Depending on the severity of the disease and the sustainability of its economic effects, such as worker absenteeism and disruptions in the production and shipping of goods, a pandemic can take a heavy toll on the economy at the global, regional and national levels, said Andrew Yanzhong Huang, director of Global Health Studies at Seton Hall University.

Huang said that according to a recent study, if 25% of the U.S. population gets sick for a sustained period, it would severely hamper the country’s fuel and food supply, and the national economy.

Michael Osterholm, director of the University of Minnesota’s Center for Infectious Disease Research and Policy, said the world’s economy has changed significantly since the last pandemic and must be taken into account in planning responses to epidemics. The global economy is now so interlinked, he said, that exaggerated responses to a health crisis, such as closing borders, quarantines, and trade and travel restrictions can trigger widespread economic disruptions.

“We in the health-care area already are very concerned because the vast majority of critical pharmaceutical products—and devices that we use in the intensive care wards, the products that we use in infection control, like masks, respirators, gowns and gloves—are largely made outside the United States,” said Osterholm, who addressed the meeting by telephone.

Hospitals and health departments have virtually no stockpiles of supplies and even common drugs, such as insulin and sedatives, which are largely made in—or have basic ingredients supplied by—countries such as China and India.

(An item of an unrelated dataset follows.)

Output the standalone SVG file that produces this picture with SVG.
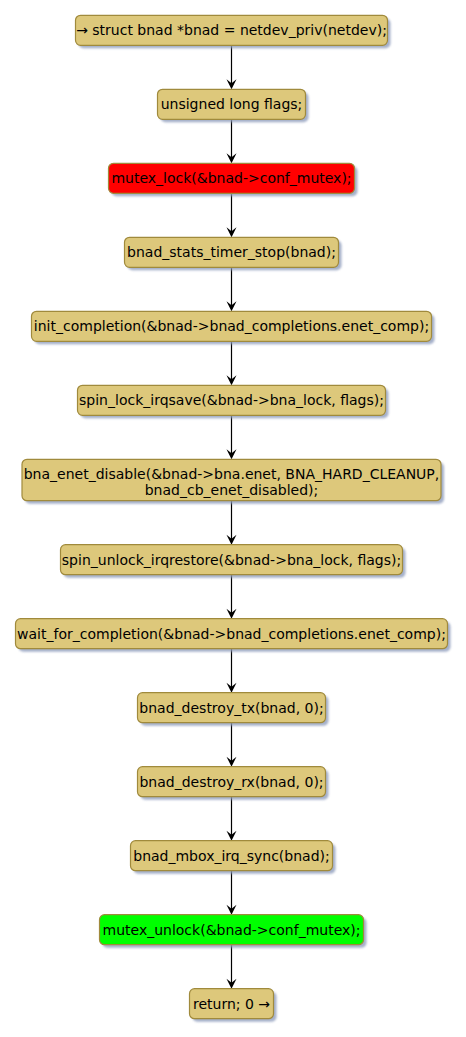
<svg xmlns="http://www.w3.org/2000/svg" width="466" height="1037" viewBox="0 0 466 1037">
<style>
.n rect.b{fill:#DDC87B;stroke:#A08A3C;stroke-width:1.2}
.n rect.s{fill:#8E9CBC;opacity:0.8;filter:url(#blur)}
.n text{font-family:"DejaVu Sans",sans-serif;font-size:14px;fill:#000;text-anchor:middle}
.c line{stroke:#000;stroke-width:1.2}
.c path{fill:#000}
</style>
<defs>
<filter id="blur" x="-10%" y="-30%" width="120%" height="160%"><feGaussianBlur stdDeviation="1"/></filter>
</defs>
<rect width="466" height="1037" fill="#fff"/>
<g class="c">
<line x1="231.5" y1="45.3" x2="231.5" y2="85"/><path d="M226.5,79.3 L231.5,89.3 L236.5,79.3 L231.5,83.3 Z"/>
<line x1="231.5" y1="119.3" x2="231.5" y2="159"/><path d="M226.5,153.3 L231.5,163.3 L236.5,153.3 L231.5,157.3 Z"/>
<line x1="231.5" y1="193.3" x2="231.5" y2="233"/><path d="M226.5,227.3 L231.5,237.3 L236.5,227.3 L231.5,231.3 Z"/>
<line x1="231.5" y1="267.3" x2="231.5" y2="307"/><path d="M226.5,301.3 L231.5,311.3 L236.5,301.3 L231.5,305.3 Z"/>
<line x1="231.5" y1="341.3" x2="231.5" y2="381"/><path d="M226.5,375.3 L231.5,385.3 L236.5,375.3 L231.5,379.3 Z"/>
<line x1="231.5" y1="415.3" x2="231.5" y2="455"/><path d="M226.5,449.3 L231.5,459.3 L236.5,449.3 L231.5,453.3 Z"/>
<line x1="231.5" y1="500.7" x2="231.5" y2="540"/><path d="M226.5,534.7 L231.5,544.7 L236.5,534.7 L231.5,538.7 Z"/>
<line x1="231.5" y1="574.7" x2="231.5" y2="614"/><path d="M226.5,608.7 L231.5,618.7 L236.5,608.7 L231.5,612.7 Z"/>
<line x1="231.5" y1="648.7" x2="231.5" y2="688"/><path d="M226.5,682.7 L231.5,692.7 L236.5,682.7 L231.5,686.7 Z"/>
<line x1="231.5" y1="722.7" x2="231.5" y2="762"/><path d="M226.5,756.7 L231.5,766.7 L236.5,756.7 L231.5,760.7 Z"/>
<line x1="231.5" y1="796.7" x2="231.5" y2="836"/><path d="M226.5,830.7 L231.5,840.7 L236.5,830.7 L231.5,834.7 Z"/>
<line x1="231.5" y1="870.7" x2="231.5" y2="910"/><path d="M226.5,904.7 L231.5,914.7 L236.5,904.7 L231.5,908.7 Z"/>
<line x1="231.5" y1="944.7" x2="231.5" y2="984"/><path d="M226.5,978.7 L231.5,988.7 L236.5,978.7 L231.5,982.7 Z"/>
</g>
<g id="n1" class="n"><rect class="s" x="78.5" y="18.3" width="312" height="30" rx="5"/><rect class="b" x="75.5" y="15.3" width="312" height="30" rx="5"/><text x="231.5" y="35.3">→ struct bnad *bnad = netdev_priv(netdev);</text></g>
<g id="n2" class="n"><rect class="s" x="160.5" y="92.3" width="148" height="30" rx="5"/><rect class="b" x="157.5" y="89.3" width="148" height="30" rx="5"/><text x="231.5" y="109.3">unsigned long flags;</text></g>
<g id="n3" class="n"><rect class="s" x="111.5" y="166.3" width="246" height="30" rx="5"/><rect class="b" x="108.5" y="163.3" width="246" height="30" rx="5" style="fill:#FF0000"/><text x="231.5" y="183.3">mutex_lock(&amp;bnad-&gt;conf_mutex);</text></g>
<g id="n4" class="n"><rect class="s" x="127.5" y="240.3" width="214" height="30" rx="5"/><rect class="b" x="124.5" y="237.3" width="214" height="30" rx="5"/><text x="231.5" y="257.3">bnad_stats_timer_stop(bnad);</text></g>
<g id="n5" class="n"><rect class="s" x="34.5" y="314.3" width="400" height="30" rx="5"/><rect class="b" x="31.5" y="311.3" width="400" height="30" rx="5"/><text x="231.5" y="331.3">init_completion(&amp;bnad-&gt;bnad_completions.enet_comp);</text></g>
<g id="n6" class="n"><rect class="s" x="80.5" y="388.3" width="308" height="30" rx="5"/><rect class="b" x="77.5" y="385.3" width="308" height="30" rx="5"/><text x="231.5" y="405.3">spin_lock_irqsave(&amp;bnad-&gt;bna_lock, flags);</text></g>
<g id="n7" class="n"><rect class="s" x="25" y="462.3" width="419" height="41.4" rx="5"/><rect class="b" x="22" y="459.3" width="419" height="41.4" rx="5"/><text x="231.5" y="478.5">bna_enet_disable(&amp;bnad-&gt;bna.enet, BNA_HARD_CLEANUP,</text><text x="231.5" y="494.5">bnad_cb_enet_disabled);</text></g>
<g id="n8" class="n"><rect class="s" x="63.5" y="547.7" width="342" height="30" rx="5"/><rect class="b" x="60.5" y="544.7" width="342" height="30" rx="5"/><text x="231.5" y="564.7">spin_unlock_irqrestore(&amp;bnad-&gt;bna_lock, flags);</text></g>
<g id="n9" class="n"><rect class="s" x="18.5" y="621.7" width="432" height="30" rx="5"/><rect class="b" x="15.5" y="618.7" width="432" height="30" rx="5"/><text x="231.5" y="638.7">wait_for_completion(&amp;bnad-&gt;bnad_completions.enet_comp);</text></g>
<g id="n10" class="n"><rect class="s" x="140.5" y="695.7" width="188" height="30" rx="5"/><rect class="b" x="137.5" y="692.7" width="188" height="30" rx="5"/><text x="231.5" y="712.7">bnad_destroy_tx(bnad, 0);</text></g>
<g id="n11" class="n"><rect class="s" x="140.5" y="769.7" width="188" height="30" rx="5"/><rect class="b" x="137.5" y="766.7" width="188" height="30" rx="5"/><text x="231.5" y="786.7">bnad_destroy_rx(bnad, 0);</text></g>
<g id="n12" class="n"><rect class="s" x="133.5" y="843.7" width="202" height="30" rx="5"/><rect class="b" x="130.5" y="840.7" width="202" height="30" rx="5"/><text x="231.5" y="860.7">bnad_mbox_irq_sync(bnad);</text></g>
<g id="n13" class="n"><rect class="s" x="102.5" y="917.7" width="264" height="30" rx="5"/><rect class="b" x="99.5" y="914.7" width="264" height="30" rx="5" style="fill:#00FF00"/><text x="231.5" y="934.7">mutex_unlock(&amp;bnad-&gt;conf_mutex);</text></g>
<g id="n14" class="n"><rect class="s" x="192.5" y="991.7" width="84" height="30" rx="5"/><rect class="b" x="189.5" y="988.7" width="84" height="30" rx="5"/><text x="231.5" y="1008.7">return; 0 →</text></g>
</svg>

“When we have a whole worldwide pandemic and everybody’s drawing down those same resources at the same time, it’s kind of a perfect storm,” said Osterholm. “What will the global supply chain mean when the developing world can’t respond as, say, a country like ours can?”

These supply issues are not just international. In the U.S., coal supplies half the electricity used and it has been a just-in-time delivery product for power plants that only keep a few days supply on hand, Osterholm said. “Yet, we had no plan, internally, for how to prioritize if those 5000 miners in the Wyoming-Montana area, that supply half the coal in the United States, were to get infected. They were not even on anyone’s vaccine priority list.”

Global interdependency also affects vaccine production and vaccine sharing between the developed and the developing world. Currently, wealthier countries pay for and get the vast majority of the world supply of vaccines, with production capability concentrated in the developed world, the experts said.

There are strategic economic and political reasons for the developed world to share the vaccines and antiviral drugs with the developing world, said Huang, but little agreement on a practical way to do so.

Former U.S. Ambassador John Lange, who helped negotiate national and international strategies for dealing with pandemic flu during the George W. Bush administration, said he believed developed countries had a moral obligation, as well as practical reasons, for helping poorer people of the world have access to vaccines. As a start, he said, the United States has brokered an agreement that now includes 11 countries that have agreed to donate 10% of their vaccine supply to the World Health Organization for distribution in developing countries.

Several speakers at the event questioned why it had taken the U.S. so long to commit to the donation. “If this were H5N1 or even something not as bad as H5N1, would your government have felt that it could say, let's broker a deal and give away 10 percent of our vaccine in wartime?” asked Helen Branswell, a medical reporter for The Canadian Press who has been covering the international vaccine negotiations. “I'm not certain how hard—or how easy it will be to deliver on that in a time when things are more difficult.”

Even with that infusion of vaccine, the WHO effort would only supply enough to inoculate 2% of that population, focusing on health workers and other essential personnel, said Lange, a senior program officer at the Global Health Program of the Bill and Melinda Gates Foundation. Another way to increase access would move more vaccine production to the developing world and increase the consumption there of seasonal flu vaccines. With facilities in place, Lange said, production could be ramped up in the event of a pandemic so that more vaccines could be available locally.